30 сентября в той же аудитории Политехнического музея проходил диспут о хулиганстве. Ленинградская «Красная газета» написала:
«Маяковский, выступивший в заключение, рекомендовал побольше и посерьёзнее заниматься боксом, для того чтобы каждый мог дать отпор любому хулигану».
Газета «Известия»:
«Заканчивая своё слово, тов. Маяковский зачитывает стихотворение "Хулиган", подчёркивая его конец».
Финал стихотворения звучит так:
«Когда / у больного / рука гниёт —
не надо жалеть её.
Пора / топором закона / отсечь
гнилые / дела и речь!»
В это время в Московском Художественном театре вовсю шли репетиции спектакля по пьесе Михаила Булгакова «Дни Турбиных» (сначала она называлась «Белой гвардией»). «Пролетарская» общественность советской столицы устроила невероятнейшую травлю пьесы и готовившегося спектакля. Маяковский в этой травле принял самое активное участие.
Вечером 2 октября 1926 года в Москве, в Коммунистической академии, состоялся диспут на тему «Театральная политика советской власти», на котором с докладом выступил нарком по просвещению А.В.Луначарский. Из пяти ораторов, принявших участие в обсуждении вопроса, предпоследним был Маяковский.
Так как утром того же дня в Художественном театре прошла генеральная репетиция «Дней Турбиных», своё выступление Владимир Владимирович начал так:
«Товарищи, здесь два вопроса: прежде всего, академический доклад товарища Луначарского о политике Наркомпроса в области театрального искусства, а второй – это специальный вопрос о пьесе Булгакова "Белая гвардия", поставленной Художественным театром».
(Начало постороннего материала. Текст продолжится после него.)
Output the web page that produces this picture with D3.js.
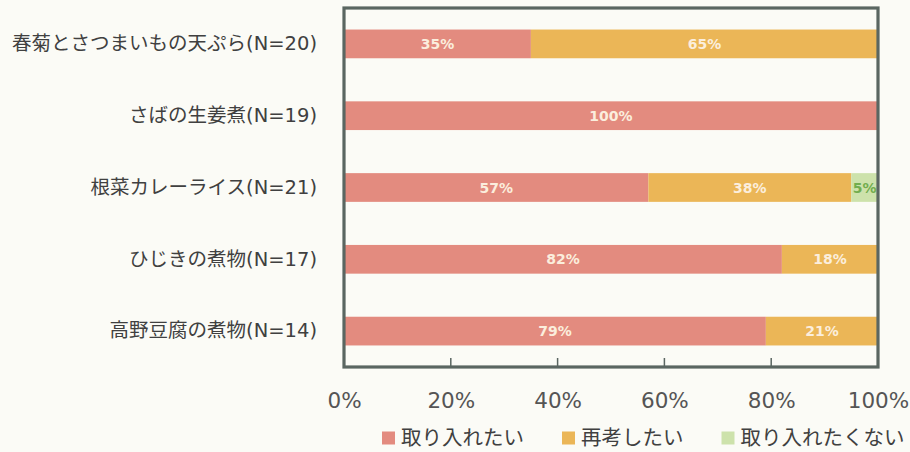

На генеральной репетиции Маяковский не был, содержания булгаковской пьесы не знал, но «второму вопросу» посвятил больше половины своего выступления.
Что же он мог сказать, если в существе дела не разобрался?
По Москве тогда ходили упорные слухи о том, что премьеры, назначенной на 5 октября, не будет, так как спектакль запретят. И Маяковский присоединился к тем, кто разносил крамольную постановку в клочья, сказав, что для Художественного театра…
«… это правильное логическое завершение: начали с тётей Маней и дядей Ваней и закончили "Белой гвардией"».